_Your objective_. Set the lines down again exactly, first line through the line that contains "import plotly.graph_objects as go", with no pictures.

%%

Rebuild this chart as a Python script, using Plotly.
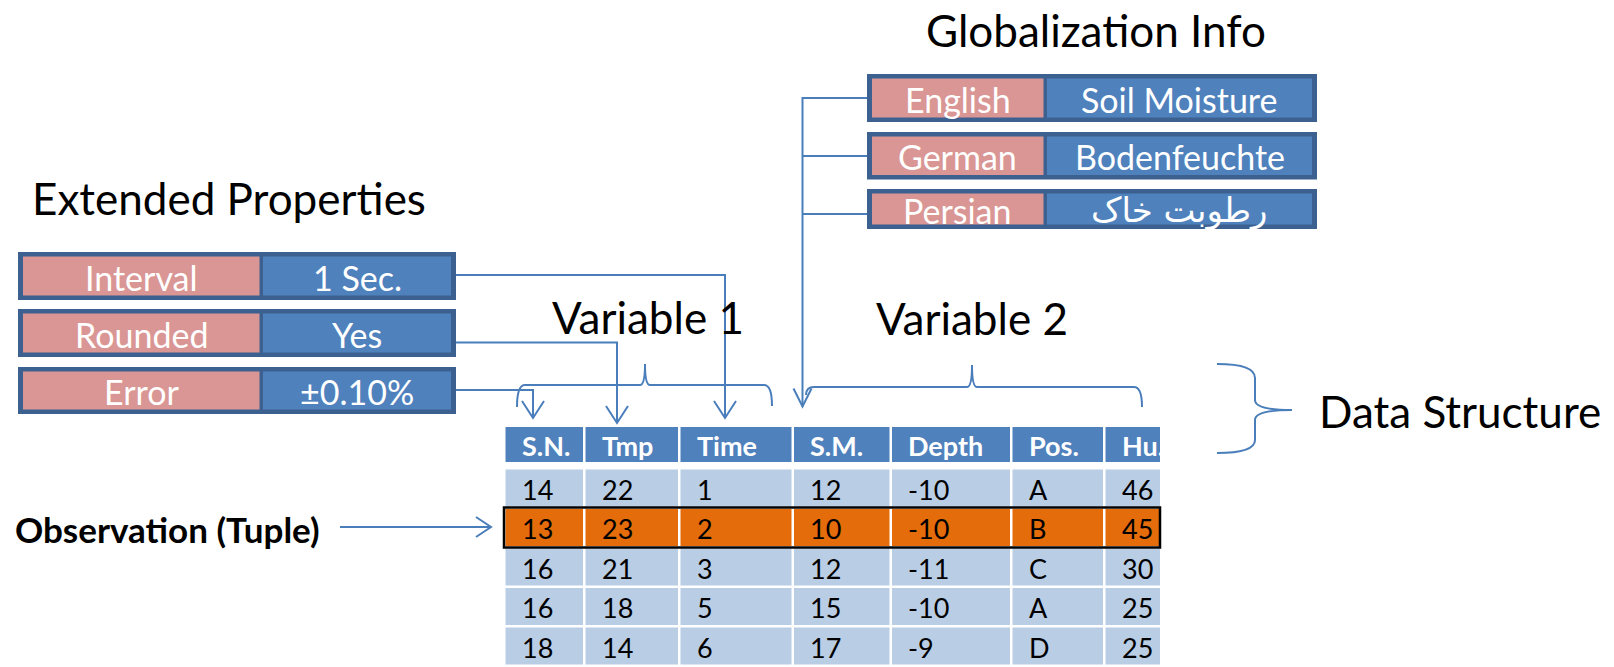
import plotly.graph_objects as go

# ---------------- data ----------------
table_columns = ["S.N.", "Tmp", "Time", "S.M.", "Depth", "Pos.", "Hu."]
table_rows = [
    ["14", "22", "1", "12", "-10", "A", "46"],
    ["13", "23", "2", "10", "-10", "B", "45"],
    ["16", "21", "3", "12", "-11", "C", "30"],
    ["16", "18", "5", "15", "-10", "A", "25"],
    ["18", "14", "6", "17", "-9", "D", "25"],
]
highlight_row = 1

ext_names = ["Interval", "Rounded", "Error"]
ext_values = ["1 Sec.", "Yes", "±0.10%"]

glob_langs = ["English", "German", "Persian"]
glob_values = ["Soil Moisture", "Bodenfeuchte", "رطوبت خاک"]

titles = {
    "glob": "Globalization Info",
    "ext": "Extended Properties",
    "var1": "Variable 1",
    "var2": "Variable 2",
    "ds": "Data Structure",
    "obs": "Observation (Tuple)",
}

# ---------------- style / layout constants ----------------
W, H = 1614, 667
LINE = "#4A7EBB"
HEAD = "#4F81BD"
CELL = "#B9CDE5"
ORANGE = "#E46C0A"
PINK = "#D99694"
BLUE = "#4F81BD"
DARK = "#3C6190"
FONT = "Lato, 'DejaVu Sans', sans-serif"

col_edges = [(505.5, 583), (585.5, 678), (680.5, 791.5), (794, 889.5),
             (892, 1010), (1012.5, 1103), (1105.5, 1160)]
head_y = (427, 462)
row_tops = [469.5, 509, 548.5, 588, 627.5]
row_h = 37

ext_x = (18, 259.5, 263, 456)
ext_rows = [(252, 300), (309, 357), (367, 414)]
glob_x = (867, 1043.5, 1047, 1317)
glob_rows = [(74, 122), (132, 179.5), (189, 229)]

shapes = []
ann = []


def rect(x0, y0, x1, y1, fill, lw=0, lc=None):
    shapes.append(dict(type="rect", x0=x0, y0=y0, x1=x1, y1=y1, xref="x", yref="y",
                       fillcolor=fill, line=dict(width=lw, color=lc or fill), layer="below"))


def path(d, color=LINE, width=2):
    shapes.append(dict(type="path", path=d, xref="x", yref="y",
                       line=dict(color=color, width=width), fillcolor="rgba(0,0,0,0)"))


def arrow_down(x, y, back=17, half=11):
    path(f"M {x-half} {y-back} L {x} {y} L {x+half} {y-back}")


def text(x, y, s, size, color="black", bold=False, xanchor="center", family=FONT):
    ann.append(dict(x=x, y=y, xref="x", yref="y", text=f"<b>{s}</b>" if bold else s,
                    showarrow=False, xanchor=xanchor, yanchor="middle",
                    font=dict(family=family, size=size, color=color)))


# ---------------- property boxes ----------------
def prop_boxes(xs, rows, names, values, size):
    x0, xp, xb, x1 = xs
    for (y0, y1), n, v in zip(rows, names, values):
        rect(x0, y0, x1, y1, DARK)
        rect(x0 + 5, y0 + 4.5, xp, y1 - 4.5, PINK)
        rect(xb, y0 + 4.5, x1 - 5, y1 - 4.5, BLUE)
        cy = (y0 + y1) / 2 + 1
        text((x0 + 5 + xp) / 2, cy, n, size, "white")
        fam = "'DejaVu Sans', sans-serif" if any('\u0600' <= c <= '\u06FF' for c in v) else FONT
        text((xb + x1 - 5) / 2, cy, v, size, "white", family=fam)


prop_boxes(ext_x, ext_rows, ext_names, ext_values, 34)
prop_boxes(glob_x, glob_rows, glob_langs, glob_values, 34)

# ---------------- table ----------------
for (c0, c1), name in zip(col_edges, table_columns):
    rect(c0, head_y[0], c1, head_y[1], HEAD)
    text(c0 + 14, (head_y[0] + head_y[1]) / 2 + 1, name, 27, "white", bold=True, xanchor="left")
for r, (top, vals) in enumerate(zip(row_tops, table_rows)):
    fill = ORANGE if r == highlight_row else CELL
    for (c0, c1), v in zip(col_edges, vals):
        rect(c0, top, c1, top + row_h, fill)
        text(c0 + 14, top + row_h / 2 + 1, v, 27, "black", xanchor="left")
hr = row_tops[highlight_row]
shapes.append(dict(type="rect", x0=504, y0=hr - 1.5, x1=1160, y1=hr + row_h + 1.5,
                   xref="x", yref="y", line=dict(color="black", width=2.5),
                   fillcolor="rgba(0,0,0,0)"))

# ---------------- connectors ----------------
# extended properties -> columns
path("M 456 275 L 725 275 L 725 418"); arrow_down(725, 418)
path("M 456 342.5 L 617 342.5 L 617 423"); arrow_down(617, 423)
path("M 456 390 L 533 390 L 533 418"); arrow_down(533, 418)
# globalization -> variable 2
path("M 867 98 L 802.5 98 L 802.5 406.5"); arrow_down(802.5, 406.5, back=18, half=9)
path("M 802.5 156 L 867 156")
path("M 802.5 214 L 867 214")
# observation arrow
path("M 340 527 L 491 527")
path("M 476 517 L 491 527 L 476 537")

# ---------------- braces ----------------
path("M 517 407 Q 517 385 525 385 L 640 385 Q 645 385 645 364 Q 645 385 650 385 "
     "L 764 385 Q 772 385 772 406")
path("M 806 395 Q 806 387 814 387 L 967 387 Q 972 387 972 365 Q 972 387 977 387 "
     "L 1134 387 Q 1142 387 1142 407")
path("M 1217 364 Q 1255 364 1255 378 L 1255 400 Q 1255 410 1292 410 "
     "Q 1255 410 1255 420 L 1255 440 Q 1255 453 1217 453")

# ---------------- titles ----------------
text(1096, 30, titles["glob"], 44)
text(229, 198, titles["ext"], 44)
text(648, 317, titles["var1"], 44)
text(972, 318, titles["var2"], 44)
text(1317, 411, titles["ds"], 44, xanchor="left")
text(13, 529, titles["obs"], 35, bold=True, xanchor="left")

fig = go.Figure()
fig.update_layout(
    width=W, height=H, margin=dict(l=0, r=0, t=0, b=0),
    paper_bgcolor="white", plot_bgcolor="white",
    xaxis=dict(range=[0, W], visible=False, fixedrange=True),
    yaxis=dict(range=[H, 0], visible=False, fixedrange=True),
    shapes=shapes, annotations=ann, showlegend=False,
)
fig.write_html("out.html", config={"displayModeBar": False},
               post_script="document.body.style.margin='0';document.body.style.overflow='hidden';")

%%

_Task result_.
Rebuild this chart as a Python script, using Plotly.
import plotly.graph_objects as go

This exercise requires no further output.